Source material –
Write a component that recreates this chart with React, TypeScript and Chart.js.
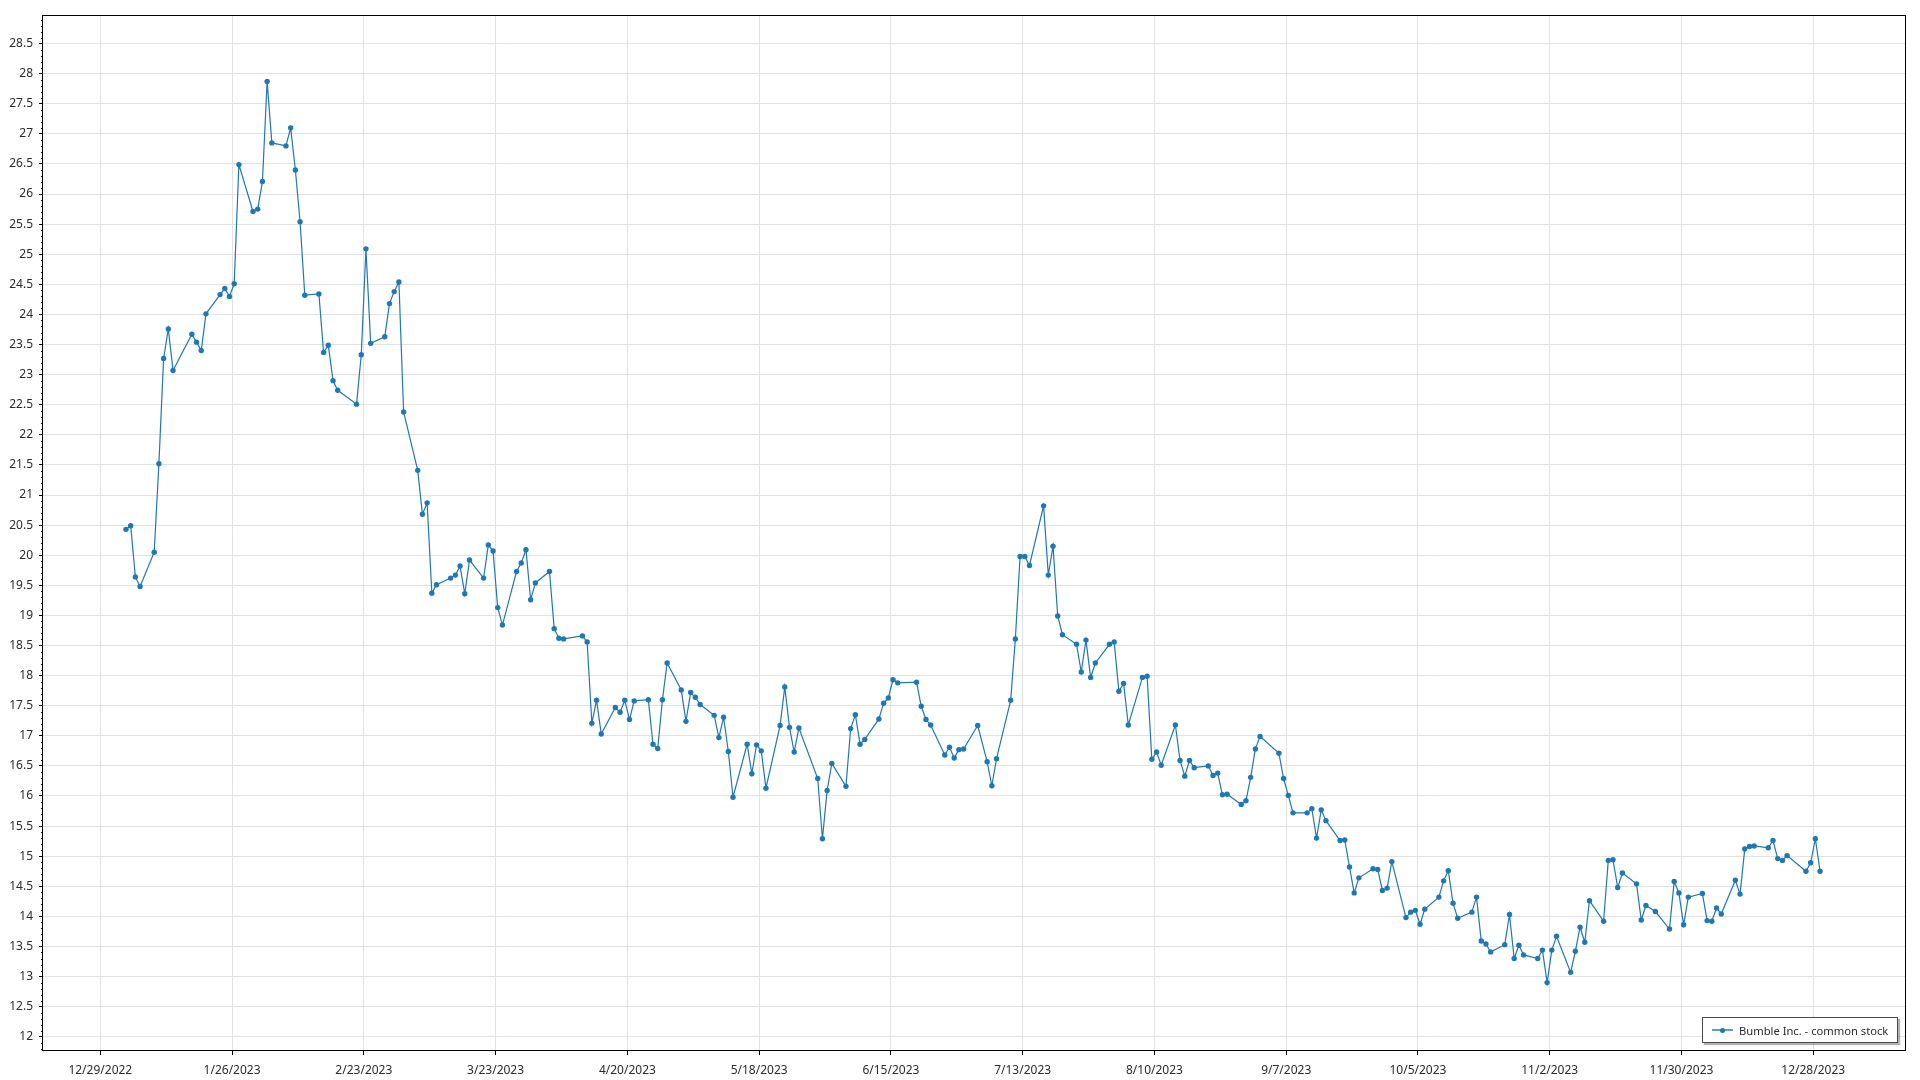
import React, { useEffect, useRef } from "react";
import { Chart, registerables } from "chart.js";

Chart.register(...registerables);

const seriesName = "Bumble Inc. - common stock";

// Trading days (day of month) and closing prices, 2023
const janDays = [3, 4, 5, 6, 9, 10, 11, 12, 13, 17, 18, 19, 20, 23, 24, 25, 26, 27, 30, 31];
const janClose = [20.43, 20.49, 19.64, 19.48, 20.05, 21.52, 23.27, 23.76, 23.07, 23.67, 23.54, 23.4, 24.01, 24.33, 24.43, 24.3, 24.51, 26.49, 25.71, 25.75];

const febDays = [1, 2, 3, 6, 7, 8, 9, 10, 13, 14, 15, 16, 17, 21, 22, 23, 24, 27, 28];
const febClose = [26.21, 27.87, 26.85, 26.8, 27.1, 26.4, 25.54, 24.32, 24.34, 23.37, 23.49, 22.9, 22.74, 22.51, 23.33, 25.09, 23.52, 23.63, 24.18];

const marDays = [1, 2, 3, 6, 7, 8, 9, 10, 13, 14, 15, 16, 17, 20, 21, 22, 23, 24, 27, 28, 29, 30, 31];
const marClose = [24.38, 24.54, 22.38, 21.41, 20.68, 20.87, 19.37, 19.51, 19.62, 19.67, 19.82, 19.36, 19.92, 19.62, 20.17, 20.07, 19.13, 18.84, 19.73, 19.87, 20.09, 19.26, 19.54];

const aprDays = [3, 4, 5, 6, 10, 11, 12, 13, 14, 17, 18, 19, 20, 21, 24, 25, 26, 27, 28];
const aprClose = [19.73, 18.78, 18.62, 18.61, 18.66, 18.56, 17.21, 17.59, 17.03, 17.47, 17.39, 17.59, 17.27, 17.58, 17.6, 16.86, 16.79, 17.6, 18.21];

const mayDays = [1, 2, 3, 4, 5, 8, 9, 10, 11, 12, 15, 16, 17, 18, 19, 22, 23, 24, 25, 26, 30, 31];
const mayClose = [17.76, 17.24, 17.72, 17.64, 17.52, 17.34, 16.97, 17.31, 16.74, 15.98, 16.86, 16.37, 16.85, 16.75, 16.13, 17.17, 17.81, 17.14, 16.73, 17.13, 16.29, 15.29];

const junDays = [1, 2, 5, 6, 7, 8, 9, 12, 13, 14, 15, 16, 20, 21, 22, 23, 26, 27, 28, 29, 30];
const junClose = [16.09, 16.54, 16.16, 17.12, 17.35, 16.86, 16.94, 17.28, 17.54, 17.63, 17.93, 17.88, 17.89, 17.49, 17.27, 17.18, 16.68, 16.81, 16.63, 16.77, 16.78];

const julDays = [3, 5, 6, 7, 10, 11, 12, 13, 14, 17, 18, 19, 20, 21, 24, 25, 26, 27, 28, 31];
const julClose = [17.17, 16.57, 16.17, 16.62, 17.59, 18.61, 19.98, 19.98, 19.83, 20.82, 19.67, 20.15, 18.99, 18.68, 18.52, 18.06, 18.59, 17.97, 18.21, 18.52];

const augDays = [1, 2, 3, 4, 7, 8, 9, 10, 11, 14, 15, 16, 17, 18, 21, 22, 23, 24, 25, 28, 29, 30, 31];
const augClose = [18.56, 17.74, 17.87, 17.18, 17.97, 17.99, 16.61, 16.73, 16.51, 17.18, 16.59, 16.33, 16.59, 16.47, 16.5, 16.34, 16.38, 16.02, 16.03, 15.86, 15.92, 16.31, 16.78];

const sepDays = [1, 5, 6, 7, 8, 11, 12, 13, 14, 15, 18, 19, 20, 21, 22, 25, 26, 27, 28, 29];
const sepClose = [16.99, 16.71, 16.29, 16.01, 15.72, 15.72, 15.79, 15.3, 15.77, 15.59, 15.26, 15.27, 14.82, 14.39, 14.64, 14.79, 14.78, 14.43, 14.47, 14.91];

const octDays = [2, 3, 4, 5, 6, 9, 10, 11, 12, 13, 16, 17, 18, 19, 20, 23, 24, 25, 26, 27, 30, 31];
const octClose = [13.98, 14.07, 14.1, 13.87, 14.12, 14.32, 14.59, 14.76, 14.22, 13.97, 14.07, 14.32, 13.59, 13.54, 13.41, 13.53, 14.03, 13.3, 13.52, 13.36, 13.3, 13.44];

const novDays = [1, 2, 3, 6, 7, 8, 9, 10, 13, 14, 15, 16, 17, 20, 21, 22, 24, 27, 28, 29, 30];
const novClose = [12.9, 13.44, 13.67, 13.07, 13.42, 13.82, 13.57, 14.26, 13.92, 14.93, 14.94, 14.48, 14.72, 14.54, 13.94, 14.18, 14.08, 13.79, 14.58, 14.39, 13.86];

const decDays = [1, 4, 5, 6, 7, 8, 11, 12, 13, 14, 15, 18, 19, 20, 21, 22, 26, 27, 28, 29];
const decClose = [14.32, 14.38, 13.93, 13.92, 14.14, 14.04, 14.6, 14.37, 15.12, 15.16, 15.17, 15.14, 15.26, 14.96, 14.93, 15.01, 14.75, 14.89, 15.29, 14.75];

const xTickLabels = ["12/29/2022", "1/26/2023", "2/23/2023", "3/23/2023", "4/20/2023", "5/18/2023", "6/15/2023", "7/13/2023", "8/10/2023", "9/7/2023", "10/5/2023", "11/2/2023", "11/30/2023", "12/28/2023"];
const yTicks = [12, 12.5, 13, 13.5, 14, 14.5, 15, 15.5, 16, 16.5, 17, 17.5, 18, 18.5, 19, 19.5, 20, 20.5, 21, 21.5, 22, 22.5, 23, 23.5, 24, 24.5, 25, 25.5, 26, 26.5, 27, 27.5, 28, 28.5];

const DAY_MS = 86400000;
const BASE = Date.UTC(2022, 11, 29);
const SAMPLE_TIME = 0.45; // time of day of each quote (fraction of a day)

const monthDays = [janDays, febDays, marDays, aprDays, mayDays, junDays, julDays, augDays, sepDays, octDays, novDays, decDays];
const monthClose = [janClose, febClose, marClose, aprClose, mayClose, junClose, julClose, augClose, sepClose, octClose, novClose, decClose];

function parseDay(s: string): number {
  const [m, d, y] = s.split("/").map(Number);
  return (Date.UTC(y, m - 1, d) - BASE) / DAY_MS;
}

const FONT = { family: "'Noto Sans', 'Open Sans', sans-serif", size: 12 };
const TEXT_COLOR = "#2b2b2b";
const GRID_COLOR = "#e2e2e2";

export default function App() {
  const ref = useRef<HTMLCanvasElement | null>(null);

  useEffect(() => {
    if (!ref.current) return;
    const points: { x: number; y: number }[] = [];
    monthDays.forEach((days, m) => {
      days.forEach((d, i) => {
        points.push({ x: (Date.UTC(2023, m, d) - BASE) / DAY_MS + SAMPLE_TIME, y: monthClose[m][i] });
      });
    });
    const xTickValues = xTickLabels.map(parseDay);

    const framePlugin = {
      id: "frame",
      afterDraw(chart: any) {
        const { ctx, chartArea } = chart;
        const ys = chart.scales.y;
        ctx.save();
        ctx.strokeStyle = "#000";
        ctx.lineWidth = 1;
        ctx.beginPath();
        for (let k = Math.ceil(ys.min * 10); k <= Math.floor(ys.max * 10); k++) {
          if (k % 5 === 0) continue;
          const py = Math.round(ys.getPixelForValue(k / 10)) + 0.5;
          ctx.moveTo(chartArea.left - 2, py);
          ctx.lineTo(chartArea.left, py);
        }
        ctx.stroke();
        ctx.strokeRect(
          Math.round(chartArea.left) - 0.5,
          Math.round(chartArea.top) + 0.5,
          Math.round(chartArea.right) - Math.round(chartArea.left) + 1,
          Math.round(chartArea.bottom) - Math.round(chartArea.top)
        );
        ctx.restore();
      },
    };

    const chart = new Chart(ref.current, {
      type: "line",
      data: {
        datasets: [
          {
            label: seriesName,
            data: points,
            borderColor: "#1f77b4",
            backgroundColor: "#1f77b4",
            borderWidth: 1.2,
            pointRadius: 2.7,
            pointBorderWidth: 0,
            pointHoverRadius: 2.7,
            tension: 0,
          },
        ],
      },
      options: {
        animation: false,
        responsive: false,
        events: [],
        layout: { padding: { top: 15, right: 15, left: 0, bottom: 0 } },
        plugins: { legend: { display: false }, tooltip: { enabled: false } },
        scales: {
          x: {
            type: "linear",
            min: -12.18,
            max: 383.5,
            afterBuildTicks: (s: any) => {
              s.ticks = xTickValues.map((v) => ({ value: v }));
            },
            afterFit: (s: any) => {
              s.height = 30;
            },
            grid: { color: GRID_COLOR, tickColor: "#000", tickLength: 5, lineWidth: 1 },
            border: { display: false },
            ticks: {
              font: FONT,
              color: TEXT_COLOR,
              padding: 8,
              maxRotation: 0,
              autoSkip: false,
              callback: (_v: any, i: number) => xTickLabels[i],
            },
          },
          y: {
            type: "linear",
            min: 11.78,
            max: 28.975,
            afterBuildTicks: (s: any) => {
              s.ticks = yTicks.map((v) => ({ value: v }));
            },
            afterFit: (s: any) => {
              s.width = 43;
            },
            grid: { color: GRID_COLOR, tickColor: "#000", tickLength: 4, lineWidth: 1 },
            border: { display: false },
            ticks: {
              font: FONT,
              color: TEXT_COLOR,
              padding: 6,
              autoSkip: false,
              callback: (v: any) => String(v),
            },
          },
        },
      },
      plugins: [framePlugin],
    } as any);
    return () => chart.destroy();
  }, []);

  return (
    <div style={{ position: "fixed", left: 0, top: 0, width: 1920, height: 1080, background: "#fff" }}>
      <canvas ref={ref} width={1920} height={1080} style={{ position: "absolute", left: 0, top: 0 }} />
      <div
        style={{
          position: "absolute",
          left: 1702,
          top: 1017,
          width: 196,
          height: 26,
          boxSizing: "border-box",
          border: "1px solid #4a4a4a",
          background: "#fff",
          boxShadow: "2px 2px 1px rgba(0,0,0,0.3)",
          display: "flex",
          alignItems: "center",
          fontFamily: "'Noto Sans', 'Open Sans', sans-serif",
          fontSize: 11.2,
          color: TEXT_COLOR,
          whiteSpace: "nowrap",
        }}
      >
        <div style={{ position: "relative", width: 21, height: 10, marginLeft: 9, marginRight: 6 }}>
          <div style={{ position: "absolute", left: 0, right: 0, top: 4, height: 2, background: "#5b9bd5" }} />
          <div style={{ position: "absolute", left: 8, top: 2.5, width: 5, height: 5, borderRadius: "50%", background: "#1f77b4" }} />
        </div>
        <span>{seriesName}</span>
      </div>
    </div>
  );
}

Task brief – Please reproduce the listing exactly from its opening line through the line that contains "17.97, 18.21, 18.52];", both included, with all pictures omitted.

Written reply –
Write a component that recreates this chart with React, TypeScript and Chart.js.
import React, { useEffect, useRef } from "react";
import { Chart, registerables } from "chart.js";

Chart.register(...registerables);

const seriesName = "Bumble Inc. - common stock";

// Trading days (day of month) and closing prices, 2023
const janDays = [3, 4, 5, 6, 9, 10, 11, 12, 13, 17, 18, 19, 20, 23, 24, 25, 26, 27, 30, 31];
const janClose = [20.43, 20.49, 19.64, 19.48, 20.05, 21.52, 23.27, 23.76, 23.07, 23.67, 23.54, 23.4, 24.01, 24.33, 24.43, 24.3, 24.51, 26.49, 25.71, 25.75];

const febDays = [1, 2, 3, 6, 7, 8, 9, 10, 13, 14, 15, 16, 17, 21, 22, 23, 24, 27, 28];
const febClose = [26.21, 27.87, 26.85, 26.8, 27.1, 26.4, 25.54, 24.32, 24.34, 23.37, 23.49, 22.9, 22.74, 22.51, 23.33, 25.09, 23.52, 23.63, 24.18];

const marDays = [1, 2, 3, 6, 7, 8, 9, 10, 13, 14, 15, 16, 17, 20, 21, 22, 23, 24, 27, 28, 29, 30, 31];
const marClose = [24.38, 24.54, 22.38, 21.41, 20.68, 20.87, 19.37, 19.51, 19.62, 19.67, 19.82, 19.36, 19.92, 19.62, 20.17, 20.07, 19.13, 18.84, 19.73, 19.87, 20.09, 19.26, 19.54];

const aprDays = [3, 4, 5, 6, 10, 11, 12, 13, 14, 17, 18, 19, 20, 21, 24, 25, 26, 27, 28];
const aprClose = [19.73, 18.78, 18.62, 18.61, 18.66, 18.56, 17.21, 17.59, 17.03, 17.47, 17.39, 17.59, 17.27, 17.58, 17.6, 16.86, 16.79, 17.6, 18.21];

const mayDays = [1, 2, 3, 4, 5, 8, 9, 10, 11, 12, 15, 16, 17, 18, 19, 22, 23, 24, 25, 26, 30, 31];
const mayClose = [17.76, 17.24, 17.72, 17.64, 17.52, 17.34, 16.97, 17.31, 16.74, 15.98, 16.86, 16.37, 16.85, 16.75, 16.13, 17.17, 17.81, 17.14, 16.73, 17.13, 16.29, 15.29];

const junDays = [1, 2, 5, 6, 7, 8, 9, 12, 13, 14, 15, 16, 20, 21, 22, 23, 26, 27, 28, 29, 30];
const junClose = [16.09, 16.54, 16.16, 17.12, 17.35, 16.86, 16.94, 17.28, 17.54, 17.63, 17.93, 17.88, 17.89, 17.49, 17.27, 17.18, 16.68, 16.81, 16.63, 16.77, 16.78];

const julDays = [3, 5, 6, 7, 10, 11, 12, 13, 14, 17, 18, 19, 20, 21, 24, 25, 26, 27, 28, 31];
const julClose = [17.17, 16.57, 16.17, 16.62, 17.59, 18.61, 19.98, 19.98, 19.83, 20.82, 19.67, 20.15, 18.99, 18.68, 18.52, 18.06, 18.59, 17.97, 18.21, 18.52];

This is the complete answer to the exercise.